What you're learning: Router organization patterns that scale with application complexity. You will see how to compose multiple routers and share middleware across procedures.
Prompt 2: Integrate with Existing Database
I have a Prisma schema with User, Post, and Comment models.
Help me create tRPC procedures that:
1. Use Prisma through context (not direct imports)
2. Return exactly what the frontend needs (no over-fetching)
3. Handle relations properly (posts with their authors)
Show me the context setup, a sample query with includes,
and how types flow from Prisma → tRPC → React component.
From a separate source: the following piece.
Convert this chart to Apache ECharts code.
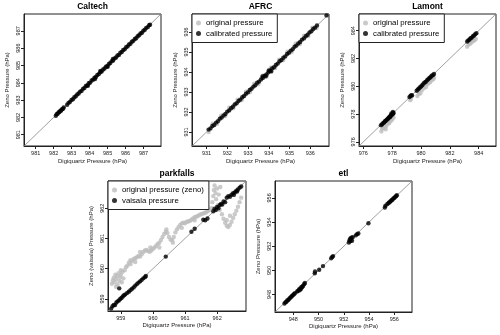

What you're learning: Real-world integration patterns where tRPC connects to your database layer. The type flow from Prisma through tRPC to your components is where tRPC's value becomes most apparent.
Prompt 3: Migrate from REST to tRPC
I have existing Next.js API routes at /api/users and /api/posts
that return JSON. I want to gradually migrate to tRPC while
keeping some REST endpoints for backward compatibility.
Show me:
1. How to run tRPC and REST routes together
2. How to share business logic between them
3. A migration strategy that doesn't break existing clients
What you're learning: Practical migration strategies for existing applications. Most teams do not start greenfield; they need to introduce tRPC incrementally alongside existing REST APIs.
Safety Note
tRPC shares types between client and server, which means changing a procedure signature on the server immediately causes TypeScript errors on the client. This is a feature for catching bugs, but it also means you cannot deploy server changes independently if the client is in a separate package. For monorepos, this tight coupling is beneficial. For distributed teams or separate deployments, consider whether tRPC's coupling model fits your deployment strategy.